#### Required work:
Find each line with the string "that" and report it.

#### Extracted information:
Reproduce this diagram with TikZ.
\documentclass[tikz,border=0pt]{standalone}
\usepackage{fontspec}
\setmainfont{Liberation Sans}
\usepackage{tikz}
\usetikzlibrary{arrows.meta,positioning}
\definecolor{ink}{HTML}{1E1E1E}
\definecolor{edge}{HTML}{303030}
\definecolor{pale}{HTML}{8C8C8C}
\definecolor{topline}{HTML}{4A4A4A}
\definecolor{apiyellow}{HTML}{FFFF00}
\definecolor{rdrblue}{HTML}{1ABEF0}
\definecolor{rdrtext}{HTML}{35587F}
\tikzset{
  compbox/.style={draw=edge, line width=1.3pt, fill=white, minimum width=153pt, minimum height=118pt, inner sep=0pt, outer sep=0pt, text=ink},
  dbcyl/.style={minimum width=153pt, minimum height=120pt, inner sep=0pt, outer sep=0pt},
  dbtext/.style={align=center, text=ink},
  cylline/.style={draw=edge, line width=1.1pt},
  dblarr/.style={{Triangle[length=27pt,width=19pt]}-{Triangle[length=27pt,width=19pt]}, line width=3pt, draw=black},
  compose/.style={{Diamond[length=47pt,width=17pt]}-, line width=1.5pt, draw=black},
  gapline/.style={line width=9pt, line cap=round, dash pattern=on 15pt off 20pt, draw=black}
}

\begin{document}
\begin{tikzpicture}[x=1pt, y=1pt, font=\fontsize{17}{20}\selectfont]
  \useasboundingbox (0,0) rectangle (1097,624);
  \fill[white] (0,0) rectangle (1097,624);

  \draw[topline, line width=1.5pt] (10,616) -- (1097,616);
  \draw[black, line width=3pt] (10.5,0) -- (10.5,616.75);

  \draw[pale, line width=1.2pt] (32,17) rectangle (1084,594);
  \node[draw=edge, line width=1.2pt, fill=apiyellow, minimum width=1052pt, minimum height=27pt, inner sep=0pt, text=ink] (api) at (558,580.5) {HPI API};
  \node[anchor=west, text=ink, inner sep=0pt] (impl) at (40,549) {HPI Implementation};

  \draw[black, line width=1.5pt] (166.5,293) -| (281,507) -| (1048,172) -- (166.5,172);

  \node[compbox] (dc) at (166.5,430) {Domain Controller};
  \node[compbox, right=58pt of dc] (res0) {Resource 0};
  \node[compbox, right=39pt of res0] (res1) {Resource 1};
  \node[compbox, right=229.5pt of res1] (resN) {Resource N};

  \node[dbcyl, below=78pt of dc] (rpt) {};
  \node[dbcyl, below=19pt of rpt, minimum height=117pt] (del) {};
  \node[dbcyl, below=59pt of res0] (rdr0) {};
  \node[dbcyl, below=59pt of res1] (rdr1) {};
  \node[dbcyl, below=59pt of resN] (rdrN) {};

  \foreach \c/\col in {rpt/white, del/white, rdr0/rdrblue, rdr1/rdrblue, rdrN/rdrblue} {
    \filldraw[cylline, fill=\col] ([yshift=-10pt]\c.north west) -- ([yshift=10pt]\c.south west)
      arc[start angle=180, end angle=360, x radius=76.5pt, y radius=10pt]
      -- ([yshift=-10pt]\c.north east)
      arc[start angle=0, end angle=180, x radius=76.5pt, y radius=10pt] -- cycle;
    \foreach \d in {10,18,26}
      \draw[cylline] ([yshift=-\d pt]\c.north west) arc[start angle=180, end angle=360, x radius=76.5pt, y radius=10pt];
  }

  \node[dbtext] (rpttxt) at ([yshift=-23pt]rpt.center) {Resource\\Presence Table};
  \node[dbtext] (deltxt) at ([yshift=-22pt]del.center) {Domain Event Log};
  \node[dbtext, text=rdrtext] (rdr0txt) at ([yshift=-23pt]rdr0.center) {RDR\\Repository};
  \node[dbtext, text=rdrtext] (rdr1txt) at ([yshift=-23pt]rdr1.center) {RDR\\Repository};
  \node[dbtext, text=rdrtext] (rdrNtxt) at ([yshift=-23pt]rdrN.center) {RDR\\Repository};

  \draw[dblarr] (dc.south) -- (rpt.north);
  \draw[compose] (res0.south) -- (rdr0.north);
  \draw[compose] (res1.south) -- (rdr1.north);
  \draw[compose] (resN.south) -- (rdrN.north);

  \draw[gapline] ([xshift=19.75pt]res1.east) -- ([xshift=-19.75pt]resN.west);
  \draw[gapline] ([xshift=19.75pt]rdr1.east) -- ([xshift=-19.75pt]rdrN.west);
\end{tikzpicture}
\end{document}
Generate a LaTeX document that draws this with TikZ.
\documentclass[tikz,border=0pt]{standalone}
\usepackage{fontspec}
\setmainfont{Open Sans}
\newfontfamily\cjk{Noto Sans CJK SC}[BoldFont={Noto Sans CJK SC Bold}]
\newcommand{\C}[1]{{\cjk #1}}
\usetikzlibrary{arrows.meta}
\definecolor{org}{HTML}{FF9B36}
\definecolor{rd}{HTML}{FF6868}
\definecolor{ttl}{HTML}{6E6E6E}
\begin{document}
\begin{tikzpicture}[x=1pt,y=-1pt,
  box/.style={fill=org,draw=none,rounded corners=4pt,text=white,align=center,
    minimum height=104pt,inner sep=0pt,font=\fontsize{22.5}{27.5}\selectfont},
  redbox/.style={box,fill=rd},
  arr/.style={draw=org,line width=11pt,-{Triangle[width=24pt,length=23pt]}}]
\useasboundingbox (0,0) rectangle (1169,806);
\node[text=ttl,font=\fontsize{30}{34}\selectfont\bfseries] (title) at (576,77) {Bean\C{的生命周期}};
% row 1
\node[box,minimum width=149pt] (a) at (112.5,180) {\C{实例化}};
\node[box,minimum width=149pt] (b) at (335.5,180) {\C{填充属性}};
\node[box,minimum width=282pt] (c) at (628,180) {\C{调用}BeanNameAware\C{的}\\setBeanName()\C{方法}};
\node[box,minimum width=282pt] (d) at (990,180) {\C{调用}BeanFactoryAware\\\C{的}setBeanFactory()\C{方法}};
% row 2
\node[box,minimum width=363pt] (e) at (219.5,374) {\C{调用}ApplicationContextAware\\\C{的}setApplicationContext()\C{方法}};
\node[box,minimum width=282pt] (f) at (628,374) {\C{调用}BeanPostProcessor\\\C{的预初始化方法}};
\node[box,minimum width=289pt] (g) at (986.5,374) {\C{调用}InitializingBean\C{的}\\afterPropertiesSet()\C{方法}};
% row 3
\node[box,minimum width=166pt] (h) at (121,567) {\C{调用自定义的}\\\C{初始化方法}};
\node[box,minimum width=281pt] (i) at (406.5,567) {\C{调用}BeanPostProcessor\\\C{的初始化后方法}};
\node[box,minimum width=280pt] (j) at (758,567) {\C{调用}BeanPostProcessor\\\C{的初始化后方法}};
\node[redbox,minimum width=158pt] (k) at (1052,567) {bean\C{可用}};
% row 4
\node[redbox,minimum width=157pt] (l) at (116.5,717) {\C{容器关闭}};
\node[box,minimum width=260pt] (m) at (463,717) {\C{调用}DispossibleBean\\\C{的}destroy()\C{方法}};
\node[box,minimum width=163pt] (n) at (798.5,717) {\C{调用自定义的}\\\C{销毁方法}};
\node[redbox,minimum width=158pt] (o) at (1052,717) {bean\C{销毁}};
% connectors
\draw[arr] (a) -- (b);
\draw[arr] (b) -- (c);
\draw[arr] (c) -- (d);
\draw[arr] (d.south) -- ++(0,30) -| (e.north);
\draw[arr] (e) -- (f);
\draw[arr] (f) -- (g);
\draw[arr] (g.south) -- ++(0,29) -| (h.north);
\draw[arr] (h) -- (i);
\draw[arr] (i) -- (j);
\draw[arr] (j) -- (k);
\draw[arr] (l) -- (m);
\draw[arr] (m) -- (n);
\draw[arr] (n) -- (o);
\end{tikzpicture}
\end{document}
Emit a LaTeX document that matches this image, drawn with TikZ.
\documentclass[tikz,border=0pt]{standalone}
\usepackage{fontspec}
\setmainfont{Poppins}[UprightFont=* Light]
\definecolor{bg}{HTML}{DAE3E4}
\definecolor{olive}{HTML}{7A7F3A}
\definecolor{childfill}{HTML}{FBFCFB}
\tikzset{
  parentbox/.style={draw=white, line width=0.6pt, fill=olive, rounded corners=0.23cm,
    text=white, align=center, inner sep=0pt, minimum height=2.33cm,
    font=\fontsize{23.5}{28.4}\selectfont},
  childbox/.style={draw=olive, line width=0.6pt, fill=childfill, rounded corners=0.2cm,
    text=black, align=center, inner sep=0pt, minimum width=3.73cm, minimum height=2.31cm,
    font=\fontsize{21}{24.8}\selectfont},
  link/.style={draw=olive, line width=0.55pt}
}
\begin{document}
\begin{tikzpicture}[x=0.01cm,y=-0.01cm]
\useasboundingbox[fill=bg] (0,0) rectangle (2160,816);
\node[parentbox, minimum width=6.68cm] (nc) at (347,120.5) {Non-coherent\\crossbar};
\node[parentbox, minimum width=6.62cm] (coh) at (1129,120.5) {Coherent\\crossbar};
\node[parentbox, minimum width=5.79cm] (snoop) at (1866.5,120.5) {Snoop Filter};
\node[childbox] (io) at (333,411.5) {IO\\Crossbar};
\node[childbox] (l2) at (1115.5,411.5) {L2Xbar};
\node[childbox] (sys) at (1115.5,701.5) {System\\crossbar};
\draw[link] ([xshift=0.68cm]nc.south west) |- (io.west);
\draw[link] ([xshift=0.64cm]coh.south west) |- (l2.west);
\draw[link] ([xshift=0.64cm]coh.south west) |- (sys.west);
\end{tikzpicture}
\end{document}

#### Problem solution:
Generate a LaTeX document that draws this with TikZ.
Emit a LaTeX document that matches this image, drawn with TikZ.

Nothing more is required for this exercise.